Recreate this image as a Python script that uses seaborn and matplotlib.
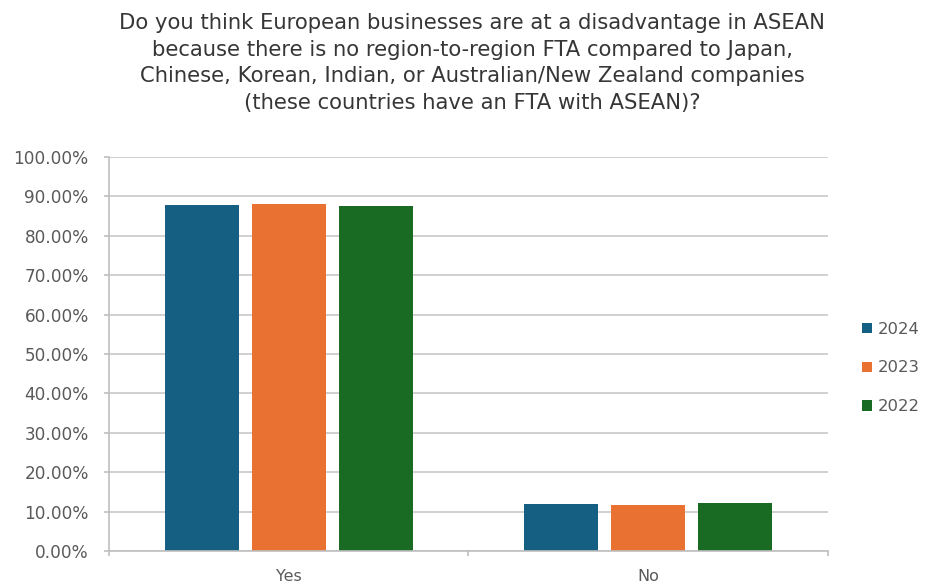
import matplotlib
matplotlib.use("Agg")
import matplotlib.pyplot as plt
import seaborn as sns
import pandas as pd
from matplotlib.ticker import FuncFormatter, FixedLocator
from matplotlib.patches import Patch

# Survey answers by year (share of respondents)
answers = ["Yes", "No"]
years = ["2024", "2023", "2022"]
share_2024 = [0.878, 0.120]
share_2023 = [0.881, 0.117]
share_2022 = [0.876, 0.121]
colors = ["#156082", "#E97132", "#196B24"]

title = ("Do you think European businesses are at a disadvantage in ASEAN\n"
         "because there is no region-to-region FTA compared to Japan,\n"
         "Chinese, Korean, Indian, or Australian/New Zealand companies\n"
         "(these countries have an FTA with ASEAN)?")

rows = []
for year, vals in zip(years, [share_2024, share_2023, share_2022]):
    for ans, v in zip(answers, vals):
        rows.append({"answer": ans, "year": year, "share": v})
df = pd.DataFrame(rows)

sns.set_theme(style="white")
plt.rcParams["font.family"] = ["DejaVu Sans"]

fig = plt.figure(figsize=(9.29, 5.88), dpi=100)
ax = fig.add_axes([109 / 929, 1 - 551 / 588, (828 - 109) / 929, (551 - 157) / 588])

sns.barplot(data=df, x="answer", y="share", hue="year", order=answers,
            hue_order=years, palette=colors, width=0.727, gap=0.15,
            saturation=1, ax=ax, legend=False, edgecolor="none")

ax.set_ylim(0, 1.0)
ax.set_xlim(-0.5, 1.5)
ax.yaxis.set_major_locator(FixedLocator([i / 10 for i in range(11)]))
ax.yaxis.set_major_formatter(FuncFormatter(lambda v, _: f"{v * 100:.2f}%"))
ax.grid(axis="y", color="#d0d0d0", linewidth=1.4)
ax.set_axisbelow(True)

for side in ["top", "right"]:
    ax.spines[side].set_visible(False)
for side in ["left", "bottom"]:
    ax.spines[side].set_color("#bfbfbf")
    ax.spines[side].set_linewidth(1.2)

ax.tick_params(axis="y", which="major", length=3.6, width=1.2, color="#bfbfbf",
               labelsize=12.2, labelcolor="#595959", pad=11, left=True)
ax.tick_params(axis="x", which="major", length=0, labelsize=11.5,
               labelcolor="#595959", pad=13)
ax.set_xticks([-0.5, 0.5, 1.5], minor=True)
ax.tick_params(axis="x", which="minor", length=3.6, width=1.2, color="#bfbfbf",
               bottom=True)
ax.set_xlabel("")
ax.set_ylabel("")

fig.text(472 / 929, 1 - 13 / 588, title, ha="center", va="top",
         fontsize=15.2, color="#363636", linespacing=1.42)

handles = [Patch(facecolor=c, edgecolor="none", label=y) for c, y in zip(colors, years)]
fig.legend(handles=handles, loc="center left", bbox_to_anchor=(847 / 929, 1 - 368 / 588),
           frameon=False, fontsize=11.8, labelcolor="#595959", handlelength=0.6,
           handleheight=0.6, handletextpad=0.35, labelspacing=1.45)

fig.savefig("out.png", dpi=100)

+===+

**SET TASK:**
Starting with the first line of the data above and ending with the line containing "countries have an", please restate every line exactly, leaving images out.

**SOLUTION:**
Recreate this image as a Python script that uses seaborn and matplotlib.
import matplotlib
matplotlib.use("Agg")
import matplotlib.pyplot as plt
import seaborn as sns
import pandas as pd
from matplotlib.ticker import FuncFormatter, FixedLocator
from matplotlib.patches import Patch

# Survey answers by year (share of respondents)
answers = ["Yes", "No"]
years = ["2024", "2023", "2022"]
share_2024 = [0.878, 0.120]
share_2023 = [0.881, 0.117]
share_2022 = [0.876, 0.121]
colors = ["#156082", "#E97132", "#196B24"]

title = ("Do you think European businesses are at a disadvantage in ASEAN\n"
         "because there is no region-to-region FTA compared to Japan,\n"
         "Chinese, Korean, Indian, or Australian/New Zealand companies\n"
         "(these countries have an FTA with ASEAN)?")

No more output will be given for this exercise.